Worlds Relative to Which "Invulnerable Generators" Do Not Exist

Question

Invulnerable generators are defined as follows:

Let $R$ be an NP relation, and $M$ be a machine which accepts $L(R)$. Informally, a program is an invulnerable generator if, on input $1^n$, it produces instance-witness pairs $(x, w) \in R$, with $|x| = n$, according to a distribution under which any polynomial-time adversary who is given $x$ fails to find a witness that $x \in S$, with noticeable probability, for infinitely many lengths $n$.

Invulnerable generators, first defined by Abadi et al., found many applications in cryptography.

Existence of the invulnerable generators is based on the assumption that $\mathbf{P} \neq \mathbf{NP}$, yet this is possibly not sufficient (see also the related topic).

Theorem 3 of Abadi et al. paper, cited above, shows that any proof of the existence of invulnerable generators does not relativize:

Theorem 3. There is an oracle $B$ such that $\mathbf{P}^B \neq \mathbf{NP}^B$, and invulnerable generators do not exist relative to B.

I don't understand a part of the proof of this theorem. Let $\sqcup$ denote the disjoint union operation. Let $QBF$ be the PSPACE-complete language of satisfiable quantified Boolean formulas, and let $K$ be an extremely sparse set of strings of maximum Kolmogorov complexity. Specifically, $K$ contains one string of each length $n_i$, where the sequence $n_1, n_2, \ldots$ is defined by: $n_1 = 2$, $n_i$ is triply exponential in $n_{i-1}$, for $i > 1$; if $x \in K$ and $|x| = n$, then $x$ has Kolmogorov complexity $n$.

The paper states that relative to $B = QBF \sqcup K$, it holds that $\mathbf{P} \neq \mathbf{NP}$. Can you explain? (Also, please clarify whether $B$ is recursive.)

Answer 1

If they were simply talking about (non-resource-bounded) Kolmogorov complexity, then $K$ would be uncomputable (otherwise you could use a machine computing $K$ to give short descriptions of the strings $x \in K$, since all you need to do is describe the machine and the length $n$ of $x$, and we have $K(x) = n$ yet $K(n) \leq \log n$), hence $B$ would be uncomputable as well.

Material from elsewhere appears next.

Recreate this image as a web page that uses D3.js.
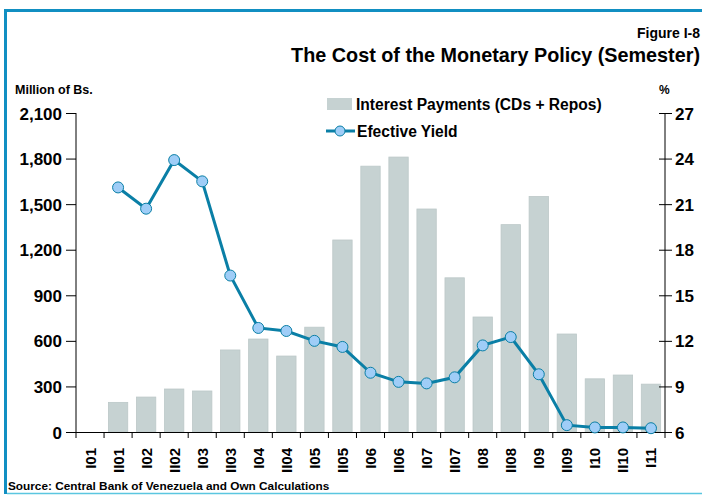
<!DOCTYPE html>
<html>
<head>
<meta charset="utf-8">
<script src="https://cdn.jsdelivr.net/npm/d3@7"></script>
<style>
  body { margin: 0; background: #fff; }
  text { font-family: "Liberation Sans", Arial, sans-serif; font-weight: bold; fill: #000; }
</style>
</head>
<body>
<div id="chart"></div>
<script>
var semesters = ["I01","II01","I02","II02","I03","II03","I04","II04","I05","II05","I06",
  "II06","I07","II07","I08","II08","I09","II09","I10","II10","I11"];
var interestPayments = [null,195,230,283,270,540,612,500,690,1264,1750,
  1810,1468,1015,757,1365,1550,645,350,375,315];
var efectiveYield = [null,22.1,20.7,23.9,22.5,16.3,12.85,12.65,12.0,11.6,9.9,
  9.3,9.2,9.6,11.7,12.25,9.8,6.45,6.3,6.3,6.25];
var leftTicks = [0,300,600,900,1200,1500,1800,2100];
var rightTicks = [6,9,12,15,18,21,24,27];

(function() {
var width = 702, height = 495;
var pLeft = 76, pRight = 665, pTop = 113, pBottom = 432;
var lineColor = "#0a7fa6", dotColor = "#9fcdf7", barColor = "#c6d2d2";

var svg = d3.select("#chart").append("svg")
  .attr("width", width)
  .attr("height", height);

// frame
svg.append("line").attr("x1", 5.5).attr("x2", 5.5).attr("y1", 9).attr("y2", 494)
  .attr("stroke", "#118fc2").attr("stroke-width", 3);
svg.append("line").attr("x1", 4).attr("x2", 702).attr("y1", 10.5).attr("y2", 10.5)
  .attr("stroke", "#118fc2").attr("stroke-width", 3);
svg.append("line").attr("x1", 7).attr("x2", 702).attr("y1", 493.5).attr("y2", 493.5)
  .attr("stroke", "#5ac6e0").attr("stroke-width", 1.5);

// titles
svg.append("text").attr("x", 700).attr("y", 38).attr("text-anchor", "end")
  .style("font-size", "14px").text("Figure I-8");
svg.append("text").attr("x", 700).attr("y", 62).attr("text-anchor", "end")
  .style("font-size", "19.8px").text("The Cost of the Monetary Policy (Semester)");
svg.append("text").attr("x", 15).attr("y", 94)
  .style("font-size", "12.5px").text("Million of Bs.");
svg.append("text").attr("x", 659).attr("y", 94)
  .style("font-size", "12px").text("%");

var x = d3.scaleBand().domain(semesters).range([pLeft, pRight]).paddingInner(0.31).paddingOuter(0.155);
var yL = d3.scaleLinear().domain([0, 2100]).range([pBottom, pTop]);
var yR = d3.scaleLinear().domain([6, 27]).range([pBottom, pTop]);

// bars
svg.selectAll(".bar")
  .data(semesters.map(function(s, i) { return {s: s, v: interestPayments[i]}; })
    .filter(function(d) { return d.v != null; }))
  .enter().append("rect")
  .attr("class", "bar")
  .attr("x", function(d) { return x(d.s); })
  .attr("width", x.bandwidth())
  .attr("y", function(d) { return yL(d.v); })
  .attr("height", function(d) { return pBottom - yL(d.v); })
  .attr("fill", barColor)
  .attr("stroke", "#bcc8c8")
  .attr("stroke-width", 0.8);

// x axis
var xAxis = svg.append("g").attr("transform", "translate(0," + pBottom + ")");
xAxis.append("line").attr("x1", pLeft - 4).attr("x2", pRight + 4).attr("y1", 0.5).attr("y2", 0.5)
  .attr("stroke", "#000");
var step = (pRight - pLeft) / semesters.length;
d3.range(semesters.length + 1).forEach(function(i) {
  xAxis.append("line").attr("x1", pLeft + i * step).attr("x2", pLeft + i * step)
    .attr("y1", 0).attr("y2", 6).attr("stroke", "#000");
});
xAxis.selectAll(".xl").data(semesters).enter().append("text")
  .attr("transform", function(d) {
    return "translate(" + (x(d) + x.bandwidth() / 2 + 5.5) + ",16) rotate(-90)";
  })
  .attr("text-anchor", "end")
  .style("font-size", "15px")
  .text(function(d) { return d; });

// y axes
var leftAxis = svg.append("g").attr("transform", "translate(" + pLeft + ",0)")
  .call(d3.axisLeft(yL).tickValues(leftTicks).tickSize(10).tickPadding(4).tickFormat(d3.format(",")));
leftAxis.select(".domain").attr("d", "M0," + pTop + "V" + pBottom);
leftAxis.selectAll("text").style("font-size", "17px").attr("dy", "0.36em");

var rightAxis = svg.append("g").attr("transform", "translate(" + pRight + ",0)")
  .call(d3.axisRight(yR).tickValues(rightTicks).tickSize(7).tickPadding(3));
rightAxis.select(".domain").attr("d", "M0," + pTop + "V" + pBottom);
rightAxis.selectAll(".tick line").attr("x1", -6).attr("x2", 7);
rightAxis.selectAll("text").style("font-size", "17px").attr("dy", "0.36em");

// yield line
var pts = semesters.map(function(s, i) { return {s: s, v: efectiveYield[i]}; })
  .filter(function(d) { return d.v != null; });
var line = d3.line()
  .x(function(d) { return x(d.s) + x.bandwidth() / 2; })
  .y(function(d) { return yR(d.v); });
svg.append("path").datum(pts).attr("d", line)
  .attr("fill", "none").attr("stroke", lineColor).attr("stroke-width", 3);
svg.selectAll(".dot").data(pts).enter().append("circle")
  .attr("class", "dot")
  .attr("cx", function(d) { return x(d.s) + x.bandwidth() / 2; })
  .attr("cy", function(d) { return yR(d.v); })
  .attr("r", 5.5)
  .attr("fill", dotColor)
  .attr("stroke", lineColor).attr("stroke-width", 1);

// legend
svg.append("rect").attr("x", 327).attr("y", 98).attr("width", 25).attr("height", 12)
  .attr("fill", barColor);
svg.append("text").attr("x", 356).attr("y", 110).style("font-size", "15.6px")
  .text("Interest Payments (CDs + Repos)");
svg.append("line").attr("x1", 326).attr("x2", 355).attr("y1", 131).attr("y2", 131)
  .attr("stroke", lineColor).attr("stroke-width", 3);
svg.append("circle").attr("cx", 340).attr("cy", 131).attr("r", 5)
  .attr("fill", dotColor).attr("stroke", lineColor).attr("stroke-width", 1);
svg.append("text").attr("x", 357).attr("y", 137).style("font-size", "15.6px")
  .text("Efective Yield");

// source
svg.append("text").attr("x", 8).attr("y", 490).style("font-size", "11.8px")
  .text("Source: Central Bank of Venezuela and Own Calculations");
})();
</script>
</body>
</html>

However, the paper Abadi et al. reference (Hartmanis. Generalized Kolmogorov complexity and the structure of feasible computations. FOCS 1983.) uses a resource-bounded version Kolmogorov complexity. Let $U$ be an efficient universal Turing machine. Define $K_U[f(n), g(n)]$ to be the sets of strings $x$ such that there is a string $d$ of length $|d| \leq f(|x|)$ such that $x = U(d)$ and the computation of $U(d)$ takes at most $g(|x|)$ time. At the top of the second column on p. 444 of that paper, Hartmanis describes how to use this concept to construct a (computable) oracle relative to which $P \neq NP$.

Here is Hartmanis' idea, adapted to the Abadi et al. result. Let $tow_3(1)=2$ and $tow_3(n+1)=2^{2^{2^{n}}}$ (which I believe is the function you described). By standard diagonalization (e.g. as in the time hierarchy theorem), construct a tally set $C$ such that $C \subseteq \{1^{tow_3(n)} : n \geq 1\}$ and $C \in TIME[n^{\log n}] - P$. Now place the first string of length $tow_3(n)$ from $K[\log n, n^{\log n}] - K[\log n, n^{\log \log n}]$ into $K$ iff $1^{tow_3(n)} \in C$. Since $C = \{1^n : (\exists x)[|x|=n \text{ and } x \in K]\}$, we have $C \in NP^{K}$.

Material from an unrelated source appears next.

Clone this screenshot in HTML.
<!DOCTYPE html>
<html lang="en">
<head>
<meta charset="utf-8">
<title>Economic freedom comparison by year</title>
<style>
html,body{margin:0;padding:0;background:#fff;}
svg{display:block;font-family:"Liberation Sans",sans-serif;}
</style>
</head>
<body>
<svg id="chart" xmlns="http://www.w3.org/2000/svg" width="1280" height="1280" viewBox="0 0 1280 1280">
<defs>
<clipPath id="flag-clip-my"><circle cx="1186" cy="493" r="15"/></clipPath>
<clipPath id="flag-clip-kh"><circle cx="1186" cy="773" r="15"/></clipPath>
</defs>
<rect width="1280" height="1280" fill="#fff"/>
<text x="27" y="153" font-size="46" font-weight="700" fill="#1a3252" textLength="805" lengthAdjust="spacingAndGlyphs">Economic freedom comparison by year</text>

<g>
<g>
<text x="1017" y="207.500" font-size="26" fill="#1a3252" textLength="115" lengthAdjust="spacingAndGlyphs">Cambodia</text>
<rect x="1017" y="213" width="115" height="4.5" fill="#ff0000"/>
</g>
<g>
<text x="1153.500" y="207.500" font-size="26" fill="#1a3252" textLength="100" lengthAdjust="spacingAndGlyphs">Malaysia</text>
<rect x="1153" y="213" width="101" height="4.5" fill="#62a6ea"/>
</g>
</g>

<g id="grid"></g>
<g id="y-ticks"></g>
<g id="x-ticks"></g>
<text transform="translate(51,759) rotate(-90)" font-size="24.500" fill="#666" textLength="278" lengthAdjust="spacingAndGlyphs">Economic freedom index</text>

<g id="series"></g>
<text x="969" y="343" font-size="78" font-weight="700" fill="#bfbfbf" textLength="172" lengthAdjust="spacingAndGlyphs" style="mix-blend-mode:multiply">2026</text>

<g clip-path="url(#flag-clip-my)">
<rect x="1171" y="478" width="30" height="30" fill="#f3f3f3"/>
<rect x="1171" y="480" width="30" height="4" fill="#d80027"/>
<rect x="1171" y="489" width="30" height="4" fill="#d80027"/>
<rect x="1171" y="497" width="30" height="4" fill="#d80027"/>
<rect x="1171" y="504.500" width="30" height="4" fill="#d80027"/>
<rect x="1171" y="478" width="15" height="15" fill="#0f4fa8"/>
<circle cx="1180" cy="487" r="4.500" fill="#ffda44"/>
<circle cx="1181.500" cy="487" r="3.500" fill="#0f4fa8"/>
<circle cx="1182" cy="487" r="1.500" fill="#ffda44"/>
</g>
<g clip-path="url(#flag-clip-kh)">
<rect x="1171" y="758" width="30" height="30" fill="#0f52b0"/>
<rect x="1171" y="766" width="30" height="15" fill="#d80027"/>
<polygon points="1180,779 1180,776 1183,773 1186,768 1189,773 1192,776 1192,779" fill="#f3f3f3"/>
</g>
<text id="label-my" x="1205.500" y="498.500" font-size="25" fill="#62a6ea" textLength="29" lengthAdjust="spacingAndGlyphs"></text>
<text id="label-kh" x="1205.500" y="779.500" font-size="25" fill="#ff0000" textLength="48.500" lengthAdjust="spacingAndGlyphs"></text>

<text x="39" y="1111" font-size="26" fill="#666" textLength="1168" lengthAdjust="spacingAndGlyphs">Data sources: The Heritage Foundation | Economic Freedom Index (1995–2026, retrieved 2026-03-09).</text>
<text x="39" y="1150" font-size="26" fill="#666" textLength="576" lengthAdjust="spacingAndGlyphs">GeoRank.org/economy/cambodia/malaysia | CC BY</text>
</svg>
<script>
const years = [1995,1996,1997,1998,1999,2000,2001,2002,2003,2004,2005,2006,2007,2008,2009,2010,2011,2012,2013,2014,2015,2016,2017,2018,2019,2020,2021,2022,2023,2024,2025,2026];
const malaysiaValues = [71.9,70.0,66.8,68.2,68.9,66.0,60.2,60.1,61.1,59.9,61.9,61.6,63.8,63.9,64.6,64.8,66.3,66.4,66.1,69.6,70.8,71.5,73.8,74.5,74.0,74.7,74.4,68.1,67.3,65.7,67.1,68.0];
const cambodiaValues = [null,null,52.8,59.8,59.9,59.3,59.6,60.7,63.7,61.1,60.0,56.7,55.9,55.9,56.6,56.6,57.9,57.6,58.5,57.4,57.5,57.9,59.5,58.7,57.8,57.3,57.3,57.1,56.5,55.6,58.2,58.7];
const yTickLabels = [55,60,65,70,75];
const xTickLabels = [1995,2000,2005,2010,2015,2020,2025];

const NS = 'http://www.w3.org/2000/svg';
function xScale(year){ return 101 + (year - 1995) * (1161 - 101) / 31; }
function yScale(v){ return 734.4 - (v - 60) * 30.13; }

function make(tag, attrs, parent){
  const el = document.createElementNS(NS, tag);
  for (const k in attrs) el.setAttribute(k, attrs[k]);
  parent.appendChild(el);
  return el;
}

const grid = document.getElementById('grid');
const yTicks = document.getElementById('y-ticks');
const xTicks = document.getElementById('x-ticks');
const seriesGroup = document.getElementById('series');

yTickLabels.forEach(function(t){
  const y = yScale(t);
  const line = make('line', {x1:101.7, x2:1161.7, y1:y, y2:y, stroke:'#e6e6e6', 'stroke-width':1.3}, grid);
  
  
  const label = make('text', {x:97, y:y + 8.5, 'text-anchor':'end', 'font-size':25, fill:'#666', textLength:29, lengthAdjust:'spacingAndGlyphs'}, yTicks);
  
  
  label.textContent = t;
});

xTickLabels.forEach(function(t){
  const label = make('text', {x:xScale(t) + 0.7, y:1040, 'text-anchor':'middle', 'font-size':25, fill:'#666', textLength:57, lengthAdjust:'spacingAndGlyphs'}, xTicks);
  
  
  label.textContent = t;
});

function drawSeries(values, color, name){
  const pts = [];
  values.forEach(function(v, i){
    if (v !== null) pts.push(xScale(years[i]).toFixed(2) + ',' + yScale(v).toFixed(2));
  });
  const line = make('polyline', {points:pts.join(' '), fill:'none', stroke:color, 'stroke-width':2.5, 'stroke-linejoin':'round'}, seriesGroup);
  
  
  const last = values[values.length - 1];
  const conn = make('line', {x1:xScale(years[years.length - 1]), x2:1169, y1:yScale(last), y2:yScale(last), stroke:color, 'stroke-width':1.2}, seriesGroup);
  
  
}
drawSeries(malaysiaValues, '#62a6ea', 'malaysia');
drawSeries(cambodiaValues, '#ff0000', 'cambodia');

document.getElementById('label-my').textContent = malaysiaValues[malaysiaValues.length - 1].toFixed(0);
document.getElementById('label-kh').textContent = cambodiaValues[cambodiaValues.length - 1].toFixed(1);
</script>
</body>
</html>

We also have $C \notin P^{K}$, hence $P^K \neq NP^K$. Suppose for the sake of contradiction that $C \in P^{K}$. Then there is a poly-time oracle machine $M$ such that $C = L(M^K)$. I claim that this implies $C \in P$ (without the oracle!), contradicting the construction of $C$. Here's the poly-time algorithm: on input $x = 1^{tow_3(n_0)}$:

1. Compute all strings in $K$ of length strictly less than $|x|$. This can be done in polynomial time because all such strings have length at most $\log \log \log |x|$, and we just need to test the computation of $U(d)$ on even smaller strings $d$, for amounts of time that are still very small compared to $|x|$.

2. Run $M(x)$, simulating oracle queries to smaller strings with the results of (1). If $M(x)$ ever queries a string of length $|x|$, simulate that query with a "NO" answer.

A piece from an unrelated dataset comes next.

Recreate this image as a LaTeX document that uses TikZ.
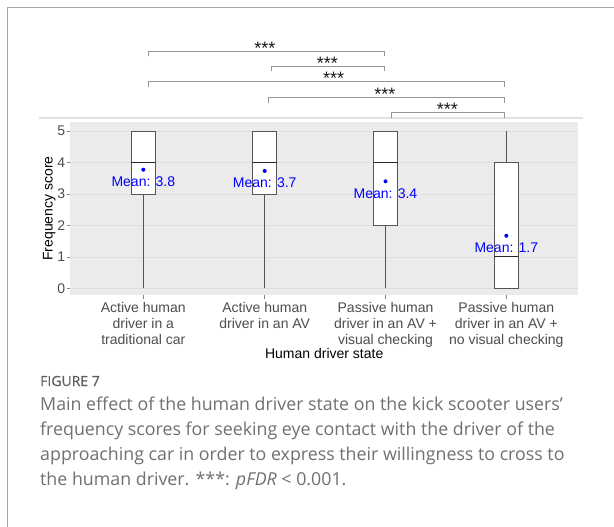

The reason step (2) works it that, for sufficiently large input lengths, if there is a string $y \in K$ of that length, $M^K$ cannot query $y$, so we can simulate all such queries with a NO answer. If it did query $y$, then we would have $y \in K[\log n, n^k]$ (where $n^k$ bounds the run-time of $M$), contradicting the fact that we chose $y$ to be not in $K[\log n, n^{\log \log n}]$.